* [WHAT NEEDS TO BE DONE]: Extract the full listing verbatim and drop any pictures from your copy.

* [DATASET CONTENT]:
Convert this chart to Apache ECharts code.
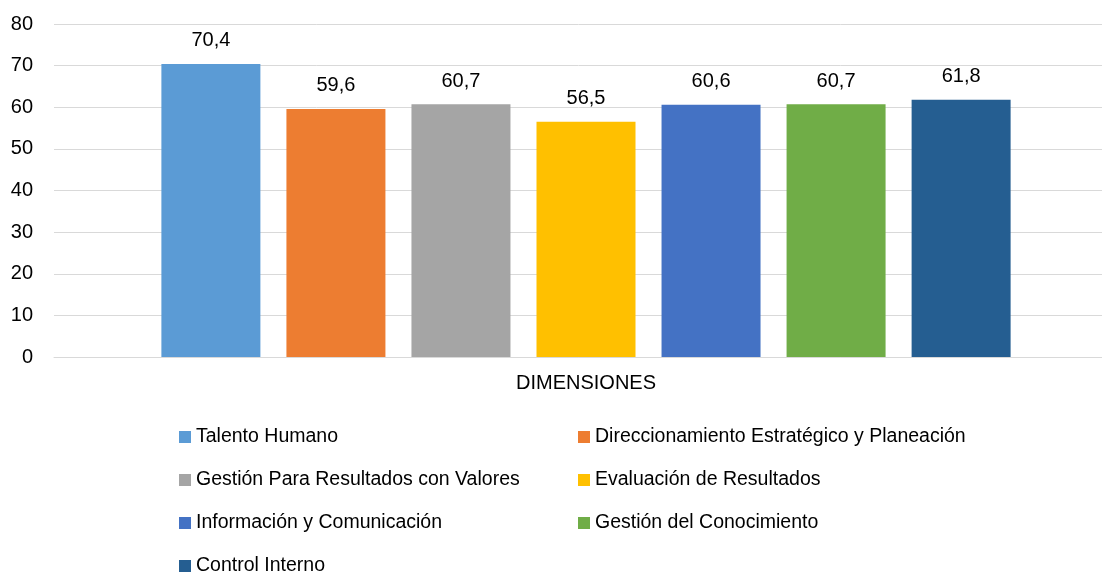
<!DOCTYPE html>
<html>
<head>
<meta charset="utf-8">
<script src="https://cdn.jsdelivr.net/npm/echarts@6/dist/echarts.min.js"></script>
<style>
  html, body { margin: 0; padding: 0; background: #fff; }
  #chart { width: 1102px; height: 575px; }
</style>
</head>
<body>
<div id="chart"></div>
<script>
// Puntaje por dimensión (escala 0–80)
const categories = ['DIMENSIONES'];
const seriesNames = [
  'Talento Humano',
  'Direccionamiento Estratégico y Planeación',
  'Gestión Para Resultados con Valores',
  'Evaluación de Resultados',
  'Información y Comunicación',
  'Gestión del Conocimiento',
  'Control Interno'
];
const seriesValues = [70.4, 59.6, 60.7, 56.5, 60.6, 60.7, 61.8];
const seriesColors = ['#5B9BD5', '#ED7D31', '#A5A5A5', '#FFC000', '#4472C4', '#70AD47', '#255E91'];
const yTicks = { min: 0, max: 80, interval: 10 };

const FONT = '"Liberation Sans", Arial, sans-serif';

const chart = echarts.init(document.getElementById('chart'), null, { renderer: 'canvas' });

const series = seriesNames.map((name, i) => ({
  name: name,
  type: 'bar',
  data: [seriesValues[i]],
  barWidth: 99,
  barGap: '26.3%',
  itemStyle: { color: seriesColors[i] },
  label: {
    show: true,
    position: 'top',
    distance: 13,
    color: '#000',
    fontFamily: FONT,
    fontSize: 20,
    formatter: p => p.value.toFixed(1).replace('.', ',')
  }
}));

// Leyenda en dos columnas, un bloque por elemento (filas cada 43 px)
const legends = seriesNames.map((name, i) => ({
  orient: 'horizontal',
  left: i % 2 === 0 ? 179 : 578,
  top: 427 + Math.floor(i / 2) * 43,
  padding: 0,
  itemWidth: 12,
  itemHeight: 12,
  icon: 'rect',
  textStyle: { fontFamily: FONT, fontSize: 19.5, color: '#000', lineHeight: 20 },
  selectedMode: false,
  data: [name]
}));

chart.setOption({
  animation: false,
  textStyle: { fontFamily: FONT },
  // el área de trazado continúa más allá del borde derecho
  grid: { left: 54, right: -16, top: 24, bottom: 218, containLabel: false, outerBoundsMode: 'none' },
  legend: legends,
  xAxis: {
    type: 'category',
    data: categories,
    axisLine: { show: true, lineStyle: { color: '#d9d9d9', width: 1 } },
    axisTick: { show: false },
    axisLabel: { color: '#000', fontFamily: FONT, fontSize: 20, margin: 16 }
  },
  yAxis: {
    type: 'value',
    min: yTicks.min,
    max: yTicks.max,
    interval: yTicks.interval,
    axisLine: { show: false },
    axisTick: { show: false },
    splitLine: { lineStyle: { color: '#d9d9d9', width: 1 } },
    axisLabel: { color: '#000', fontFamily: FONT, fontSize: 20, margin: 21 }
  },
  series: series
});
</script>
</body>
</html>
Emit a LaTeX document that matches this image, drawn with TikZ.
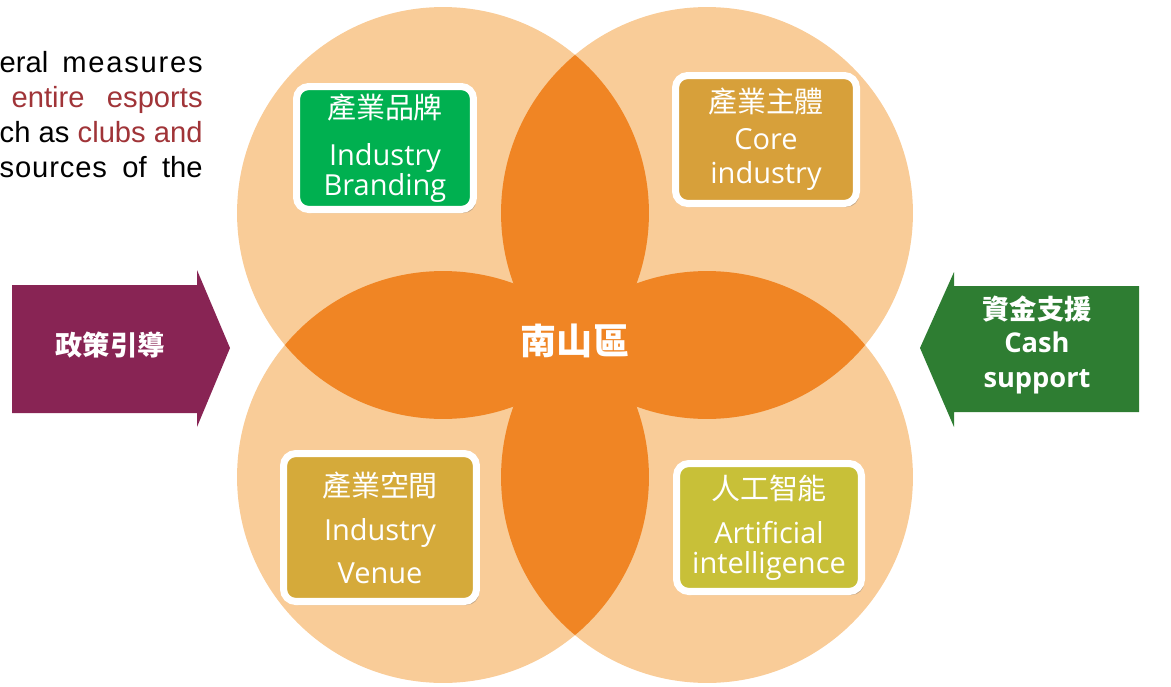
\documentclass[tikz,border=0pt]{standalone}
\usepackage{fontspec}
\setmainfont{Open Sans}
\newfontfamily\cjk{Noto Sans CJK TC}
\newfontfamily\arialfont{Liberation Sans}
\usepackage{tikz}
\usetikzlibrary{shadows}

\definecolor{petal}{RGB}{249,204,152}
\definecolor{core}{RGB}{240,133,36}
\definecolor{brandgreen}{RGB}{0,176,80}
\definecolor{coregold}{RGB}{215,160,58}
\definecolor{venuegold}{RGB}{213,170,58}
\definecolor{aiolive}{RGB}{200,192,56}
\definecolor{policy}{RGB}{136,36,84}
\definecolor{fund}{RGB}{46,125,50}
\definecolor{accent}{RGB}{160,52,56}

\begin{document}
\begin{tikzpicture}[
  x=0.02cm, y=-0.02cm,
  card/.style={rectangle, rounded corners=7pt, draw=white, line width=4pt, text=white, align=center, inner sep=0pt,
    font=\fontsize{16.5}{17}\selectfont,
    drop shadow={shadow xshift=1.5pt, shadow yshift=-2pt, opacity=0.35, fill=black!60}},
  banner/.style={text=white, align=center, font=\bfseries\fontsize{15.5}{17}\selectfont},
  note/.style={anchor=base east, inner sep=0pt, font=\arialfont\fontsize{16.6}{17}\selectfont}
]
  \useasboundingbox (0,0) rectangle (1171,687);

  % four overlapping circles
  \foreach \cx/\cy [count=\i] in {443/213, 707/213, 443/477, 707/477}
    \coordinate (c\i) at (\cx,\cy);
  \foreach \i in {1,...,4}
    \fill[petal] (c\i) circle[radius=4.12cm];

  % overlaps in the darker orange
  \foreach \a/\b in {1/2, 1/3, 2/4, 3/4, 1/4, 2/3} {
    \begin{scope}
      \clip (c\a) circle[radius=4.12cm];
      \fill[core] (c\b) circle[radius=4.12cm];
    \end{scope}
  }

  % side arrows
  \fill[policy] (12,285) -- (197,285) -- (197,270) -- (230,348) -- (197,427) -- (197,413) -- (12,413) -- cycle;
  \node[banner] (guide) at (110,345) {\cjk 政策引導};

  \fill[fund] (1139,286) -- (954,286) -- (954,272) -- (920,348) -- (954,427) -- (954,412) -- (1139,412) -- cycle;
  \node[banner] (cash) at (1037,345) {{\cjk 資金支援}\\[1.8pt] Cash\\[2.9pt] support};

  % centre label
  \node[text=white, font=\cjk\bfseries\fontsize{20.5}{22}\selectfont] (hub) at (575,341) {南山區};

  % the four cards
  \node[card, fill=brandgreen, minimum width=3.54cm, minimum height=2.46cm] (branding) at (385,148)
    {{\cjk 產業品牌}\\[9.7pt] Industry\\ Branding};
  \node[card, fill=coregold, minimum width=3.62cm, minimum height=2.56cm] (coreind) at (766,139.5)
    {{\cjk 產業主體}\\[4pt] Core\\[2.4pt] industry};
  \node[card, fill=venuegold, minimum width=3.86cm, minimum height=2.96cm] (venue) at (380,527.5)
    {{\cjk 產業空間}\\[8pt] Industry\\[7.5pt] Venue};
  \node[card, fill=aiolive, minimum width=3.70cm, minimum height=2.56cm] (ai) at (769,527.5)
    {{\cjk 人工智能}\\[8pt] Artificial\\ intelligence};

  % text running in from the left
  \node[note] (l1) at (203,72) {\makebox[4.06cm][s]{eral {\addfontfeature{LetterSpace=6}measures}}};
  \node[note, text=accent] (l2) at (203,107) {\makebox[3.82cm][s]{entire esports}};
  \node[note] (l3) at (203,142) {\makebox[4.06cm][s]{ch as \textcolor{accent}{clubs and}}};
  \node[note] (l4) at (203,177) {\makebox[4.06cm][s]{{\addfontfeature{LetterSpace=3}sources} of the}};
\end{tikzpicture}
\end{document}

* [ANSWER BELOW]:
Convert this chart to Apache ECharts code.
<!DOCTYPE html>
<html>
<head>
<meta charset="utf-8">
<script src="https://cdn.jsdelivr.net/npm/echarts@6/dist/echarts.min.js"></script>
<style>
  html, body { margin: 0; padding: 0; background: #fff; }
  #chart { width: 1102px; height: 575px; }
</style>
</head>
<body>
<div id="chart"></div>
<script>
// Puntaje por dimensión (escala 0–80)
const categories = ['DIMENSIONES'];
const seriesNames = [
  'Talento Humano',
  'Direccionamiento Estratégico y Planeación',
  'Gestión Para Resultados con Valores',
  'Evaluación de Resultados',
  'Información y Comunicación',
  'Gestión del Conocimiento',
  'Control Interno'
];
const seriesValues = [70.4, 59.6, 60.7, 56.5, 60.6, 60.7, 61.8];
const seriesColors = ['#5B9BD5', '#ED7D31', '#A5A5A5', '#FFC000', '#4472C4', '#70AD47', '#255E91'];
const yTicks = { min: 0, max: 80, interval: 10 };

const FONT = '"Liberation Sans", Arial, sans-serif';

const chart = echarts.init(document.getElementById('chart'), null, { renderer: 'canvas' });

const series = seriesNames.map((name, i) => ({
  name: name,
  type: 'bar',
  data: [seriesValues[i]],
  barWidth: 99,
  barGap: '26.3%',
  itemStyle: { color: seriesColors[i] },
  label: {
    show: true,
    position: 'top',
    distance: 13,
    color: '#000',
    fontFamily: FONT,
    fontSize: 20,
    formatter: p => p.value.toFixed(1).replace('.', ',')
  }
}));

// Leyenda en dos columnas, un bloque por elemento (filas cada 43 px)
const legends = seriesNames.map((name, i) => ({
  orient: 'horizontal',
  left: i % 2 === 0 ? 179 : 578,
  top: 427 + Math.floor(i / 2) * 43,
  padding: 0,
  itemWidth: 12,
  itemHeight: 12,
  icon: 'rect',
  textStyle: { fontFamily: FONT, fontSize: 19.5, color: '#000', lineHeight: 20 },
  selectedMode: false,
  data: [name]
}));

chart.setOption({
  animation: false,
  textStyle: { fontFamily: FONT },
  // el área de trazado continúa más allá del borde derecho
  grid: { left: 54, right: -16, top: 24, bottom: 218, containLabel: false, outerBoundsMode: 'none' },
  legend: legends,
  xAxis: {
    type: 'category',
    data: categories,
    axisLine: { show: true, lineStyle: { color: '#d9d9d9', width: 1 } },
    axisTick: { show: false },
    axisLabel: { color: '#000', fontFamily: FONT, fontSize: 20, margin: 16 }
  },
  yAxis: {
    type: 'value',
    min: yTicks.min,
    max: yTicks.max,
    interval: yTicks.interval,
    axisLine: { show: false },
    axisTick: { show: false },
    splitLine: { lineStyle: { color: '#d9d9d9', width: 1 } },
    axisLabel: { color: '#000', fontFamily: FONT, fontSize: 20, margin: 21 }
  },
  series: series
});
</script>
</body>
</html>
Emit a LaTeX document that matches this image, drawn with TikZ.
\documentclass[tikz,border=0pt]{standalone}
\usepackage{fontspec}
\setmainfont{Open Sans}
\newfontfamily\cjk{Noto Sans CJK TC}
\newfontfamily\arialfont{Liberation Sans}
\usepackage{tikz}
\usetikzlibrary{shadows}

\definecolor{petal}{RGB}{249,204,152}
\definecolor{core}{RGB}{240,133,36}
\definecolor{brandgreen}{RGB}{0,176,80}
\definecolor{coregold}{RGB}{215,160,58}
\definecolor{venuegold}{RGB}{213,170,58}
\definecolor{aiolive}{RGB}{200,192,56}
\definecolor{policy}{RGB}{136,36,84}
\definecolor{fund}{RGB}{46,125,50}
\definecolor{accent}{RGB}{160,52,56}

\begin{document}
\begin{tikzpicture}[
  x=0.02cm, y=-0.02cm,
  card/.style={rectangle, rounded corners=7pt, draw=white, line width=4pt, text=white, align=center, inner sep=0pt,
    font=\fontsize{16.5}{17}\selectfont,
    drop shadow={shadow xshift=1.5pt, shadow yshift=-2pt, opacity=0.35, fill=black!60}},
  banner/.style={text=white, align=center, font=\bfseries\fontsize{15.5}{17}\selectfont},
  note/.style={anchor=base east, inner sep=0pt, font=\arialfont\fontsize{16.6}{17}\selectfont}
]
  \useasboundingbox (0,0) rectangle (1171,687);

  % four overlapping circles
  \foreach \cx/\cy [count=\i] in {443/213, 707/213, 443/477, 707/477}
    \coordinate (c\i) at (\cx,\cy);
  \foreach \i in {1,...,4}
    \fill[petal] (c\i) circle[radius=4.12cm];

  % overlaps in the darker orange
  \foreach \a/\b in {1/2, 1/3, 2/4, 3/4, 1/4, 2/3} {
    \begin{scope}
      \clip (c\a) circle[radius=4.12cm];
      \fill[core] (c\b) circle[radius=4.12cm];
    \end{scope}
  }

  % side arrows
  \fill[policy] (12,285) -- (197,285) -- (197,270) -- (230,348) -- (197,427) -- (197,413) -- (12,413) -- cycle;
  \node[banner] (guide) at (110,345) {\cjk 政策引導};

  \fill[fund] (1139,286) -- (954,286) -- (954,272) -- (920,348) -- (954,427) -- (954,412) -- (1139,412) -- cycle;
  \node[banner] (cash) at (1037,345) {{\cjk 資金支援}\\[1.8pt] Cash\\[2.9pt] support};

  % centre label
  \node[text=white, font=\cjk\bfseries\fontsize{20.5}{22}\selectfont] (hub) at (575,341) {南山區};

  % the four cards
  \node[card, fill=brandgreen, minimum width=3.54cm, minimum height=2.46cm] (branding) at (385,148)
    {{\cjk 產業品牌}\\[9.7pt] Industry\\ Branding};
  \node[card, fill=coregold, minimum width=3.62cm, minimum height=2.56cm] (coreind) at (766,139.5)
    {{\cjk 產業主體}\\[4pt] Core\\[2.4pt] industry};
  \node[card, fill=venuegold, minimum width=3.86cm, minimum height=2.96cm] (venue) at (380,527.5)
    {{\cjk 產業空間}\\[8pt] Industry\\[7.5pt] Venue};
  \node[card, fill=aiolive, minimum width=3.70cm, minimum height=2.56cm] (ai) at (769,527.5)
    {{\cjk 人工智能}\\[8pt] Artificial\\ intelligence};

  % text running in from the left
  \node[note] (l1) at (203,72) {\makebox[4.06cm][s]{eral {\addfontfeature{LetterSpace=6}measures}}};
  \node[note, text=accent] (l2) at (203,107) {\makebox[3.82cm][s]{entire esports}};
  \node[note] (l3) at (203,142) {\makebox[4.06cm][s]{ch as \textcolor{accent}{clubs and}}};
  \node[note] (l4) at (203,177) {\makebox[4.06cm][s]{{\addfontfeature{LetterSpace=3}sources} of the}};
\end{tikzpicture}
\end{document}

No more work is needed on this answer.